## Start

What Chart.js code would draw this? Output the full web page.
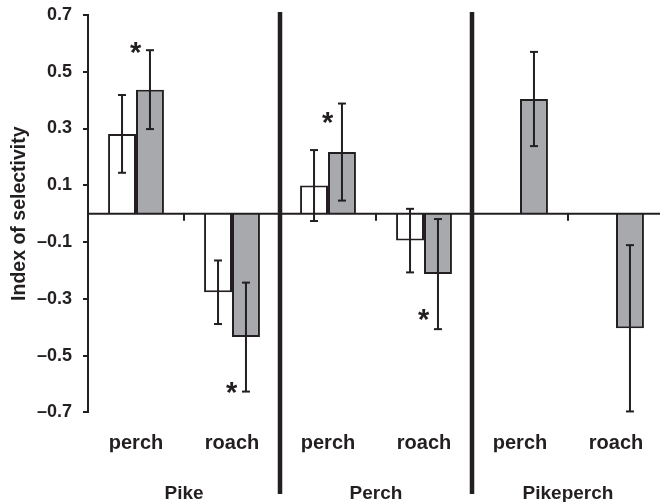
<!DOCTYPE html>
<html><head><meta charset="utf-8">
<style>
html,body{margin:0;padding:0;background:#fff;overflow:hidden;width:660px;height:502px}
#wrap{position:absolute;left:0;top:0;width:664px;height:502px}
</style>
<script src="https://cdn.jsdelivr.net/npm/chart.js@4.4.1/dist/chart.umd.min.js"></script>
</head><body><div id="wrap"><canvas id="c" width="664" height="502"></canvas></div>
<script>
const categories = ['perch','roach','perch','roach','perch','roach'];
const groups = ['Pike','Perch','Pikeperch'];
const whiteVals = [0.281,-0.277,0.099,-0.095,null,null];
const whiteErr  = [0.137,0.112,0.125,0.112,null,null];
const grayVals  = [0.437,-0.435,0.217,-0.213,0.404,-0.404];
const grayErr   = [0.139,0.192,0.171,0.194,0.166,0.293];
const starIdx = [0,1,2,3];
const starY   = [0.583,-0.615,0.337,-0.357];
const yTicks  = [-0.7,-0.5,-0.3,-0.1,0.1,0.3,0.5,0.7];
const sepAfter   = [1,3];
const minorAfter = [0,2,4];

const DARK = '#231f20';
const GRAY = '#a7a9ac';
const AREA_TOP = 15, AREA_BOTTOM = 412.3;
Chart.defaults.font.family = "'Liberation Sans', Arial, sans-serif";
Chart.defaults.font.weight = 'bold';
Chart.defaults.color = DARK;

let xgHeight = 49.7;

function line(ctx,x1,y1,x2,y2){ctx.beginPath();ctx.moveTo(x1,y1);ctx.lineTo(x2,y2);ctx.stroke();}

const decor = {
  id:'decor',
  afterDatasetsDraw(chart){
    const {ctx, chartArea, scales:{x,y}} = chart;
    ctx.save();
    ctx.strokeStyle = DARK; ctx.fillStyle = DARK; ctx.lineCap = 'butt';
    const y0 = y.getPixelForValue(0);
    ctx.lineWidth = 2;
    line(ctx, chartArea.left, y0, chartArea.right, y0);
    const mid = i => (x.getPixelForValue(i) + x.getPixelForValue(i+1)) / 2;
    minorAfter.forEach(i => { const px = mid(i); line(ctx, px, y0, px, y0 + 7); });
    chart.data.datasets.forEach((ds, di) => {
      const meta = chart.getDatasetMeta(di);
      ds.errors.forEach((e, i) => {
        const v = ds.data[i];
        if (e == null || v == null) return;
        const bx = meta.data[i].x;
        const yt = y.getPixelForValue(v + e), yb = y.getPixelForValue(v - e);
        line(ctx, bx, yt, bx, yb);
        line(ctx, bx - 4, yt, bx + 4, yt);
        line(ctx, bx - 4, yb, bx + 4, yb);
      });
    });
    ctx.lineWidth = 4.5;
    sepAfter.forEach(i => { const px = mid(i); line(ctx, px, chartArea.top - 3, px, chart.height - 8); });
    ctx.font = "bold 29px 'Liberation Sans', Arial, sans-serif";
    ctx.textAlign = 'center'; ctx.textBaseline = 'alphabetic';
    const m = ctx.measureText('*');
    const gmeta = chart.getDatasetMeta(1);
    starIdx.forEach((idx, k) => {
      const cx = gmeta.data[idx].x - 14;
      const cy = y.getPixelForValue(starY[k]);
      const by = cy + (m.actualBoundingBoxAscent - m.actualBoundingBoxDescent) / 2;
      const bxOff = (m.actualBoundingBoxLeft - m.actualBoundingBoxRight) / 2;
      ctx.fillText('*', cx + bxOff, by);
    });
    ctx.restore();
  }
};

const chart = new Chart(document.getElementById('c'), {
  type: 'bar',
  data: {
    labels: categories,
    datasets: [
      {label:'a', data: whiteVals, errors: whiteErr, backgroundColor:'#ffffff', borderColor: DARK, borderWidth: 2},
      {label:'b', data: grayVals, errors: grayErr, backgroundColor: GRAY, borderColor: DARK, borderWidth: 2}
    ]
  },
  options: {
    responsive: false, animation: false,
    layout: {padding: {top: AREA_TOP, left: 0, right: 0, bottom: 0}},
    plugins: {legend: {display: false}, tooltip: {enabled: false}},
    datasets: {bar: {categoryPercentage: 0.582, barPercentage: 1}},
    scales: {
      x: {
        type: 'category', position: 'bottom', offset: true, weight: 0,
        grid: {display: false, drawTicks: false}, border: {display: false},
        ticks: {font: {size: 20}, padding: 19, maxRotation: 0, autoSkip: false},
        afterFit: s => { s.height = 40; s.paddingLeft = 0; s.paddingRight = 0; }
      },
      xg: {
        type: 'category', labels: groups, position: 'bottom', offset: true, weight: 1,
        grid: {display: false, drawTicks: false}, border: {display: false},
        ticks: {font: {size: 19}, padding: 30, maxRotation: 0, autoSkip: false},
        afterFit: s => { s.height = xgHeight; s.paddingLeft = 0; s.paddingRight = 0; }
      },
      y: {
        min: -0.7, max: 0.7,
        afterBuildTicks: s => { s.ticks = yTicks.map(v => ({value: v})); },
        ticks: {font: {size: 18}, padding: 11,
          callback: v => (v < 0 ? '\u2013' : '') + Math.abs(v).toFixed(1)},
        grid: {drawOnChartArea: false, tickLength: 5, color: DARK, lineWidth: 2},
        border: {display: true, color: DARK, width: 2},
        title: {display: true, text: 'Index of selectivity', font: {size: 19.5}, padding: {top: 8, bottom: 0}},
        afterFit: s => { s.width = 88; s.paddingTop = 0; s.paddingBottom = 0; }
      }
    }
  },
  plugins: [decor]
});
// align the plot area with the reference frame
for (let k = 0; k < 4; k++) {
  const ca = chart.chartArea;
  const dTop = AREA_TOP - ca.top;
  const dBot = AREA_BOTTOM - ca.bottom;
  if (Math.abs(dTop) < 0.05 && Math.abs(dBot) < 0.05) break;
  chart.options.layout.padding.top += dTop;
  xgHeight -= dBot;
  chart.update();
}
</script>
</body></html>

## End

**What is asked**
Please extract exactly the lines of the data, from the first through the line containing "let xgHeight = 49.7;", and add no pictures to the copy.

**Solution to this problem**
What Chart.js code would draw this? Output the full web page.
<!DOCTYPE html>
<html><head><meta charset="utf-8">
<style>
html,body{margin:0;padding:0;background:#fff;overflow:hidden;width:660px;height:502px}
#wrap{position:absolute;left:0;top:0;width:664px;height:502px}
</style>
<script src="https://cdn.jsdelivr.net/npm/chart.js@4.4.1/dist/chart.umd.min.js"></script>
</head><body><div id="wrap"><canvas id="c" width="664" height="502"></canvas></div>
<script>
const categories = ['perch','roach','perch','roach','perch','roach'];
const groups = ['Pike','Perch','Pikeperch'];
const whiteVals = [0.281,-0.277,0.099,-0.095,null,null];
const whiteErr  = [0.137,0.112,0.125,0.112,null,null];
const grayVals  = [0.437,-0.435,0.217,-0.213,0.404,-0.404];
const grayErr   = [0.139,0.192,0.171,0.194,0.166,0.293];
const starIdx = [0,1,2,3];
const starY   = [0.583,-0.615,0.337,-0.357];
const yTicks  = [-0.7,-0.5,-0.3,-0.1,0.1,0.3,0.5,0.7];
const sepAfter   = [1,3];
const minorAfter = [0,2,4];

const DARK = '#231f20';
const GRAY = '#a7a9ac';
const AREA_TOP = 15, AREA_BOTTOM = 412.3;
Chart.defaults.font.family = "'Liberation Sans', Arial, sans-serif";
Chart.defaults.font.weight = 'bold';
Chart.defaults.color = DARK;

let xgHeight = 49.7;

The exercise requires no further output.